The MSc IR Theory, by contrast, is a 12-month taught postgraduate degree course, albeit one that students often use as a gateway to an MPhil/PhD.

28. If I am rejected for the MSc IR Theory (e.g. because it is full) but am accepted for my second choice, will I be able to transfer to the MSc IR Theory on arrival at the School?

You would be most unwise to accept a second choice offer in the expectation of switching. This would only be possible if: (a) the MSc IR Theory intake target was not met; (b) the selector was willing to accept you; and (c) your second choice department was prepared to release you.

29. If I am offered a place on the MSc IR Theory but on arrival decide that I would like to transfer to the MSc IR, would this be possible?

No - it is extremely unlikely that this would be possible.

30. Is it possible to defer an offer of a place on the MSc IR Theory to the following year?

We expect applicants to apply in good faith to begin the course in the academic year indicated. However, if you are made an offer for 2019 entry and circumstances arise which result in your wishing to defer to 2020, you should contact Graduate Admissions (see below) at the point when you realise that you will not be able to take up the offer in 2019.

Deferral is not automatic and will require the approval of the selector. 

See How to respond to your offer for further details.

31. If I have a query about the application process, can I raise this with the Department instead of the School's Graduate Admissions office?

No, I'm afraid all queries must be dealt with by the School's Graduate Admissions office.

32. If my application is unsuccessful but I would like to reapply next year, how can I get feedback on why I was not accepted?

If your academic background or first degree grades/predicted grades do not reach the standard noted in FAQs 7-11 above, this will undoubtedly form part if not all of the explanation for your rejection. Unfortunately, competition is fierce for IR Department courses and detailed feedback is not possible.

33. Does the International Relations Department have any special arrangements with other universities?

Yes, LSE and the Elliott School of International Affairs at The George Washington University in Washington, DC have entered into an arrangement whereby LSE graduate students and recent alumni are eligible to apply to take the Elliot School's Master of International Studies (MIS) degree program in one rather than the usual two years.

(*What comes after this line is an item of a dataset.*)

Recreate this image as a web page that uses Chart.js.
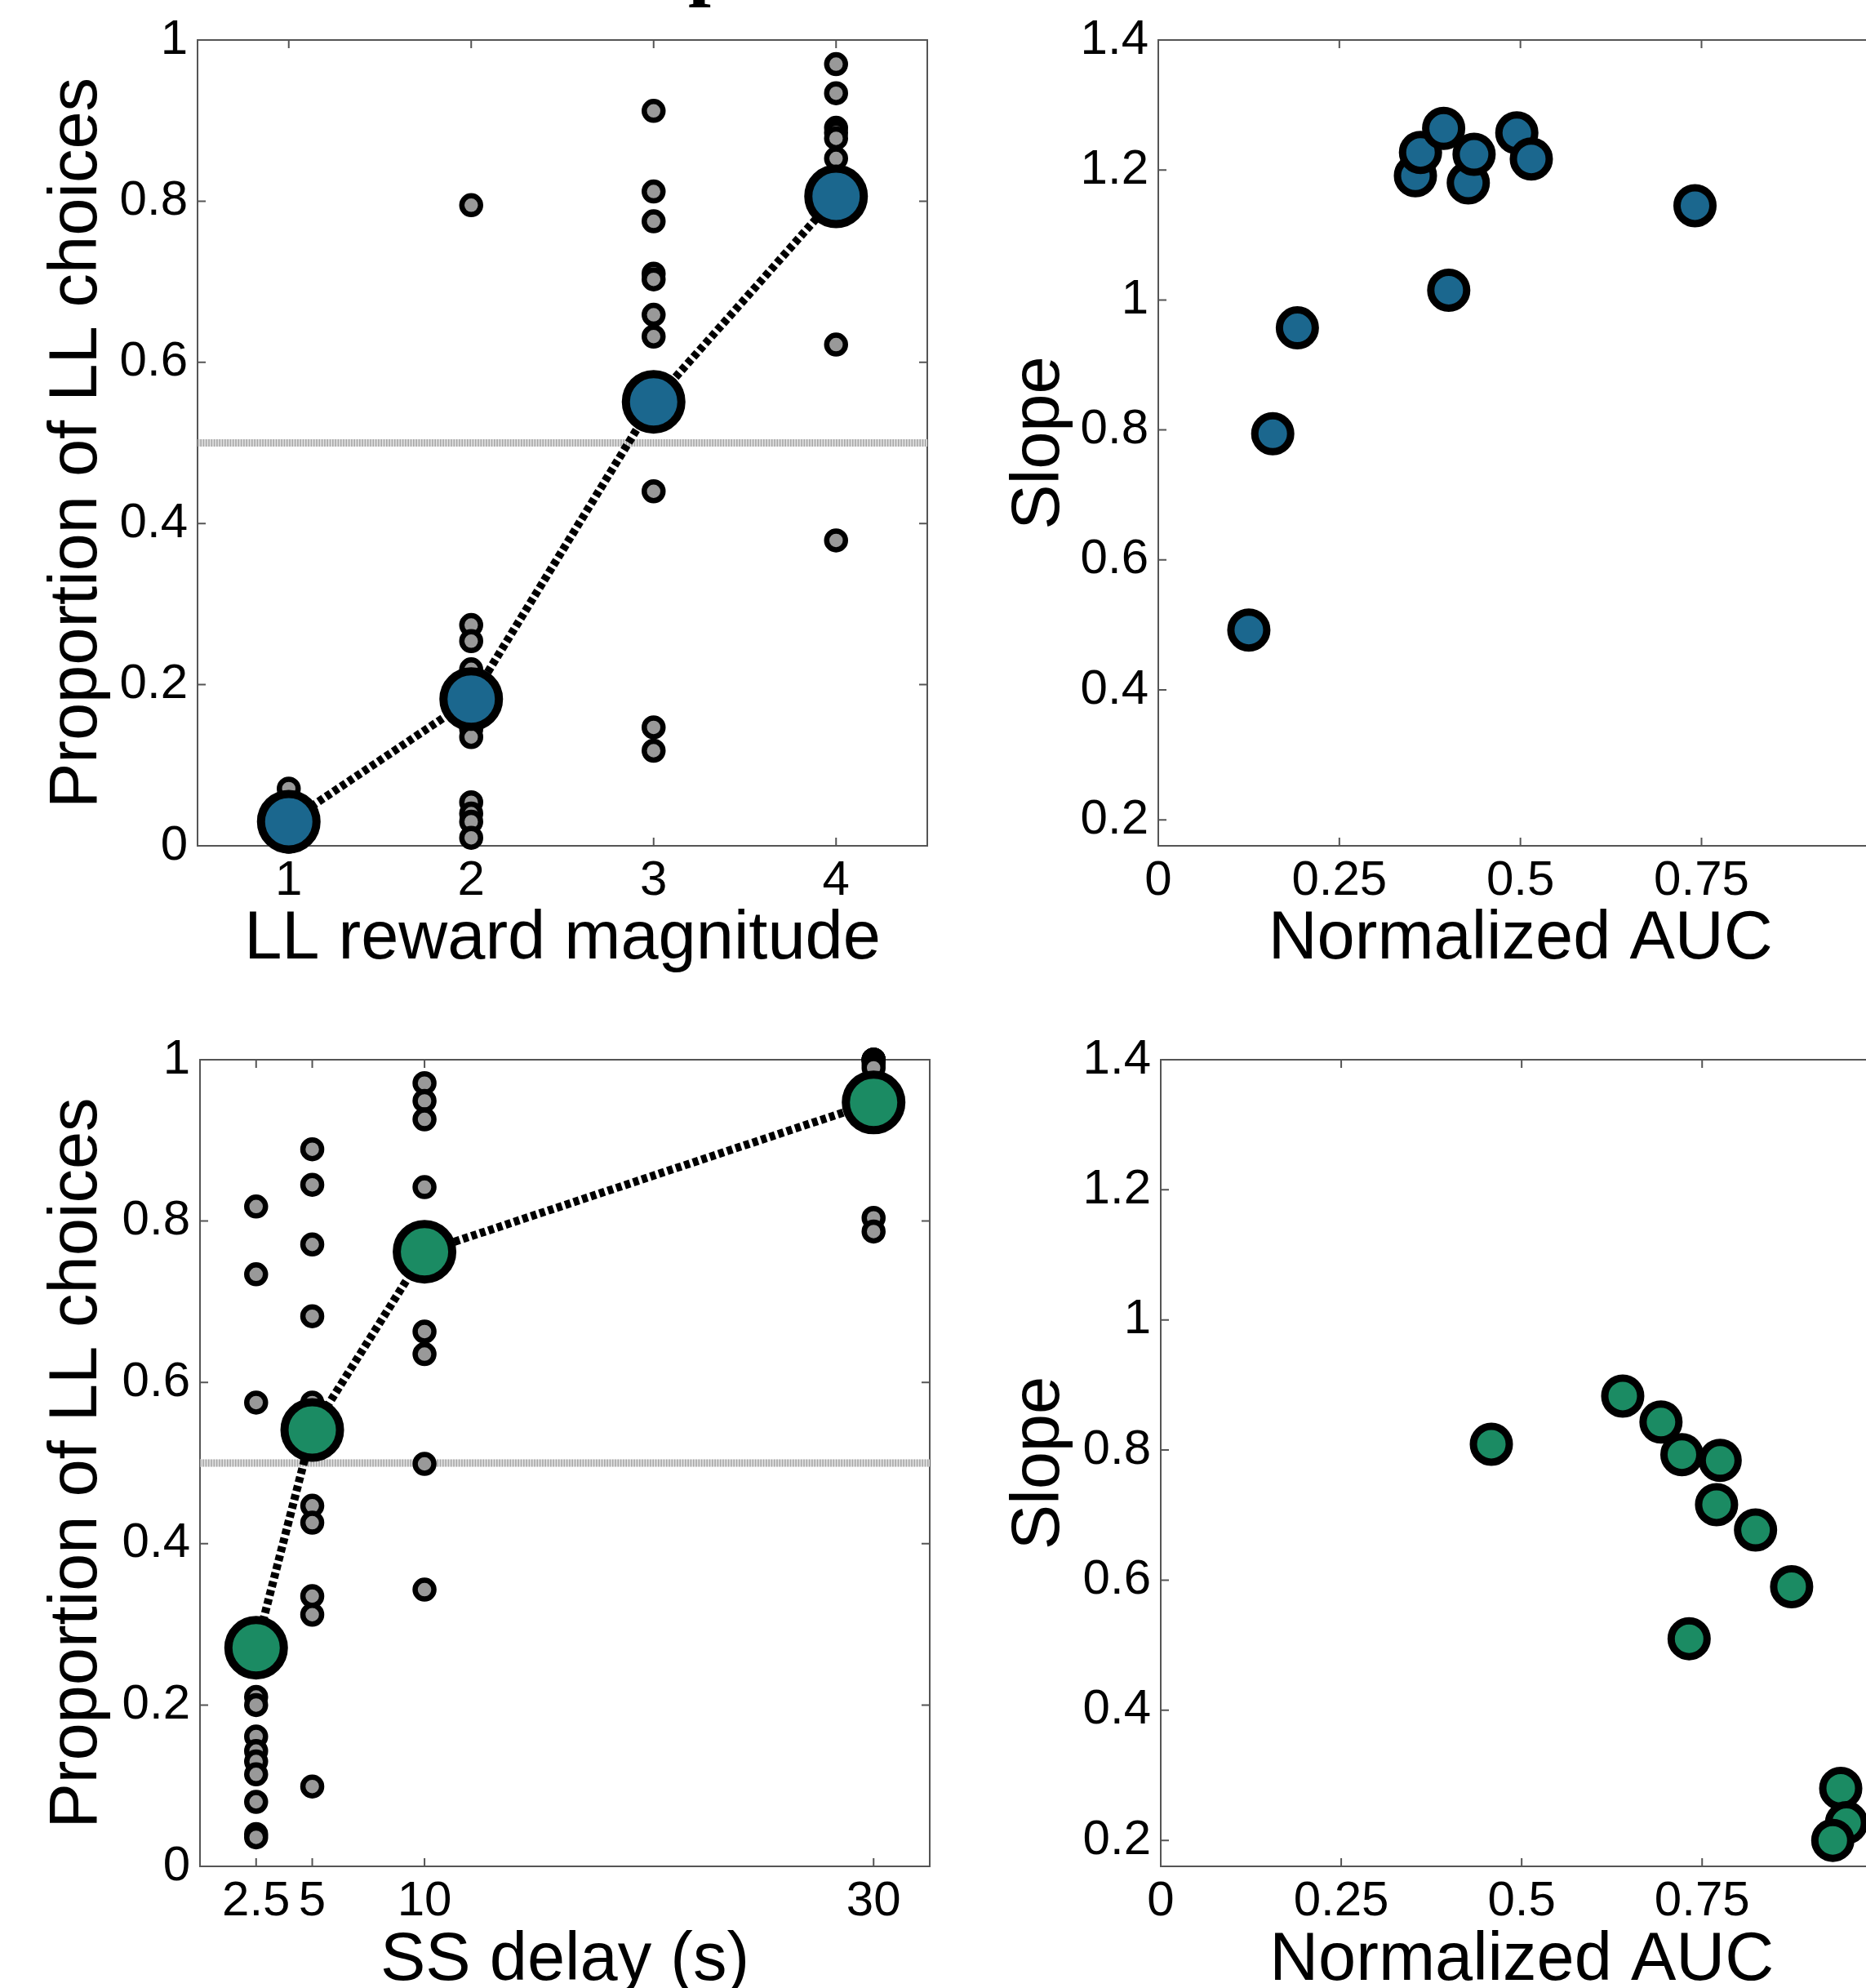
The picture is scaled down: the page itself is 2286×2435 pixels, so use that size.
<!DOCTYPE html>
<html>
<head>
<meta charset="utf-8">
<script src="https://cdn.jsdelivr.net/npm/chart.js@4.4.1/dist/chart.umd.min.js"></script>
<style>
  html, body { margin: 0; padding: 0; width: 2286px; height: 2435px; overflow: hidden; background: #fff; }
  canvas { position: absolute; }
  #cut-title { position: absolute; left: 843px; top: -95px; font: bold 100px/100px 'Liberation Serif', serif; color: #000; }
</style>
</head>
<body>
<div id="cut-title">p</div>
<canvas id="magChoice" width="1150" height="1215" style="left:0;top:0"></canvas>
<canvas id="magSlope" width="1180" height="1215" style="left:1150px;top:0"></canvas>
<canvas id="delayChoice" width="1150" height="1260" style="left:0;top:1220px"></canvas>
<canvas id="delaySlope" width="1180" height="1260" style="left:1150px;top:1220px"></canvas>
<script>
// --- data ---
const magnitudeLevels = [1, 2, 3, 4];
const magnitudeSubjects = [
  [0.071, 0.05, 0.04, 0.035, 0.03, 0.025, 0.02, 0.02, 0.015, 0.01, 0.01, 0.005],
  [0.795, 0.274, 0.254, 0.219, 0.2, 0.18, 0.145, 0.135, 0.054, 0.04, 0.03, 0.01],
  [0.912, 0.812, 0.775, 0.71, 0.703, 0.659, 0.632, 0.55, 0.54, 0.44, 0.147, 0.118],
  [0.97, 0.934, 0.891, 0.885, 0.878, 0.853, 0.82, 0.81, 0.8, 0.79, 0.622, 0.379]
];
const magnitudeMeans = [0.03, 0.182, 0.551, 0.806];

const delayLevels = [2.5, 5, 10, 30];
const delaySubjects = [
  [0.818, 0.734, 0.575, 0.21, 0.2, 0.161, 0.143, 0.13, 0.114, 0.08, 0.04, 0.036],
  [0.889, 0.845, 0.771, 0.682, 0.575, 0.56, 0.55, 0.447, 0.426, 0.335, 0.312, 0.099],
  [0.971, 0.949, 0.926, 0.842, 0.78, 0.77, 0.76, 0.75, 0.663, 0.635, 0.499, 0.343],
  [1.0, 1.0, 1.0, 1.0, 0.995, 0.99, 0.97, 0.96, 0.95, 0.94, 0.804, 0.787]
];
const delayMeans = [0.271, 0.541, 0.762, 0.947];

const magnitudeAUC   = [0.125, 0.158, 0.192, 0.355, 0.362, 0.394, 0.401, 0.428, 0.436, 0.495, 0.515, 0.741];
const magnitudeSlope = [0.492, 0.794, 0.957, 1.191, 1.227, 1.264, 1.015, 1.18, 1.224, 1.257, 1.217, 1.145];
const delayAUC   = [0.458, 0.640, 0.693, 0.722, 0.775, 0.770, 0.824, 0.874, 0.732, 0.942, 0.950, 0.931];
const delaySlope = [0.809, 0.883, 0.843, 0.793, 0.784, 0.716, 0.677, 0.590, 0.510, 0.280, 0.227, 0.200];

const chanceLevel = 0.5;

// axis ticks and limits
const propTicks = [0, 0.2, 0.4, 0.6, 0.8, 1];
const magnitudeTicks = [1, 2, 3, 4];
const magnitudeRange = [0.5, 4.5];
const delayTicks = [2.5, 5, 10, 30];
const delayRange = [0, 32.5];
const aucTicks = [0, 0.25, 0.5, 0.75, 1];
const aucRange = [0, 1];
const slopeTicks = [0.2, 0.4, 0.6, 0.8, 1, 1.2, 1.4];
const slopeRange = [0.16, 1.4];

const blue = '#1b678e';
const green = '#1b8b63';

Chart.defaults.font.family = "'Liberation Sans', Arial, sans-serif";
Chart.defaults.color = '#000';

const tickFont = { size: 60 };
const titleFont = { size: 83 };
const fmt = v => String(+Number(v).toFixed(2));

// matlab style box with inward ticks on every side
const boxPlugin = {
  id: 'matlabBox',
  beforeDatasetsDraw(chart) {
    const { ctx, chartArea: a, scales: { x, y } } = chart;
    ctx.save();
    ctx.strokeStyle = '#555';
    ctx.lineWidth = 2;
    ctx.strokeRect(a.left, a.top, a.right - a.left, a.bottom - a.top);
    ctx.beginPath();
    x.ticks.forEach(t => {
      const px = x.getPixelForValue(t.value);
      ctx.moveTo(px, a.bottom); ctx.lineTo(px, a.bottom - 10);
      ctx.moveTo(px, a.top); ctx.lineTo(px, a.top + 10);
    });
    y.ticks.forEach(t => {
      const py = y.getPixelForValue(t.value);
      ctx.moveTo(a.left, py); ctx.lineTo(a.left + 10, py);
      ctx.moveTo(a.right, py); ctx.lineTo(a.right - 10, py);
    });
    ctx.stroke();
    ctx.restore();
  }
};

function baseOptions(g, xs, ys) {
  return {
    responsive: false,
    animation: false,
    events: [],
    layout: { autoPadding: false, padding: { left: 0, top: g.top, right: g.right, bottom: 0 } },
    plugins: { legend: { display: false }, tooltip: { enabled: false } },
    scales: {
      x: {
        type: 'linear', min: xs.range[0], max: xs.range[1],
        afterBuildTicks: s => { s.ticks = xs.ticks.map(v => ({ value: v })); },
        afterFit: s => { s.height = g.xHeight; },
        grid: { display: false, drawTicks: false, tickLength: 0 },
        border: { display: false },
        ticks: { font: tickFont, padding: 7, maxRotation: 0, autoSkip: false, callback: fmt },
        title: { display: true, text: xs.title, font: titleFont, padding: { top: 0, bottom: g.xTitlePad } }
      },
      y: {
        type: 'linear', min: ys.range[0], max: ys.range[1],
        afterBuildTicks: s => { s.ticks = ys.ticks.map(v => ({ value: v })); },
        afterFit: s => { s.width = g.yWidth; },
        grid: { display: false, drawTicks: false, tickLength: 0 },
        border: { display: false },
        ticks: { font: tickFont, padding: 12, autoSkip: false, callback: fmt },
        title: { display: true, text: ys.title, font: titleFont, padding: { top: g.yTitlePad, bottom: 0 } }
      }
    }
  };
}

function choiceChart(id, levels, subjects, means, color, xTicks, xRange, xTitle, g) {
  const subjectPoints = [];
  levels.forEach((lv, i) => subjects[i].forEach(v => subjectPoints.push({ x: lv, y: v })));
  const meanPoints = levels.map((lv, i) => ({ x: lv, y: means[i] }));
  const chancePoints = xRange.map(v => ({ x: v, y: chanceLevel }));
  return new Chart(document.getElementById(id), {
    type: 'scatter',
    data: {
      datasets: [
        { data: meanPoints, showLine: true, order: 1, clip: false,
          borderColor: '#000', borderWidth: 10, borderDash: [7, 4],
          pointRadius: 34, pointBorderWidth: 10, pointBackgroundColor: color, pointBorderColor: '#000' },
        { data: subjectPoints, order: 2, clip: false,
          pointRadius: 11.5, pointBorderWidth: 6.5, pointBackgroundColor: '#999', pointBorderColor: '#000' },
        // chance line: light band with fine darker stripes
        { data: chancePoints, showLine: true, order: 3,
          borderColor: '#a8a8a8', borderWidth: 9, borderDash: [1.6, 1.7], pointRadius: 0 },
        { data: chancePoints, showLine: true, order: 4,
          borderColor: '#e2e2e2', borderWidth: 9, pointRadius: 0 }
      ]
    },
    options: baseOptions(g,
      { range: xRange, ticks: xTicks, title: xTitle },
      { range: [0, 1], ticks: propTicks, title: 'Proportion of LL choices' }),
    plugins: [boxPlugin]
  });
}

function slopeChart(id, auc, slope, color, g) {
  const pts = auc.map((a, i) => ({ x: a, y: slope[i] }));
  return new Chart(document.getElementById(id), {
    type: 'scatter',
    data: {
      datasets: [{ data: pts, clip: false, pointRadius: 22, pointBorderWidth: 9,
        pointBackgroundColor: color, pointBorderColor: '#000' }]
    },
    options: baseOptions(g,
      { range: aucRange, ticks: aucTicks, title: 'Normalized AUC' },
      { range: slopeRange, ticks: slopeTicks, title: 'Slope' }),
    plugins: [boxPlugin]
  });
}

choiceChart('magChoice', magnitudeLevels, magnitudeSubjects, magnitudeMeans, blue,
  magnitudeTicks, magnitudeRange, 'LL reward magnitude',
  { top: 49, right: 14, yWidth: 242, xHeight: 179, yTitlePad: 45, xTitlePad: 14 });

slopeChart('magSlope', magnitudeAUC, magnitudeSlope, blue,
  { top: 49, right: 17, yWidth: 269, xHeight: 179, yTitlePad: 74, xTitlePad: 14 });

choiceChart('delayChoice', delayLevels, delaySubjects, delayMeans, green,
  delayTicks, delayRange, 'SS delay (s)',
  { top: 78, right: 11, yWidth: 245, xHeight: 194, yTitlePad: 45, xTitlePad: 28 });

slopeChart('delaySlope', delayAUC, delaySlope, green,
  { top: 78, right: 13, yWidth: 272, xHeight: 194, yTitlePad: 74, xTitlePad: 28 });
</script>
</body>
</html>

The MIS is a multidisciplinary, academic dual degree program that is designed to complement your studies at LSE with an intensive year in Washington DC.

Please see Master of International Studies at the Elliott School of International Affairs at the George Washington University for further details. 

The MSc IR or MSc IPE also form Year Two of the two-year Sciences Po-LSE Double Degree in Affaires Internationales and IR/IPE.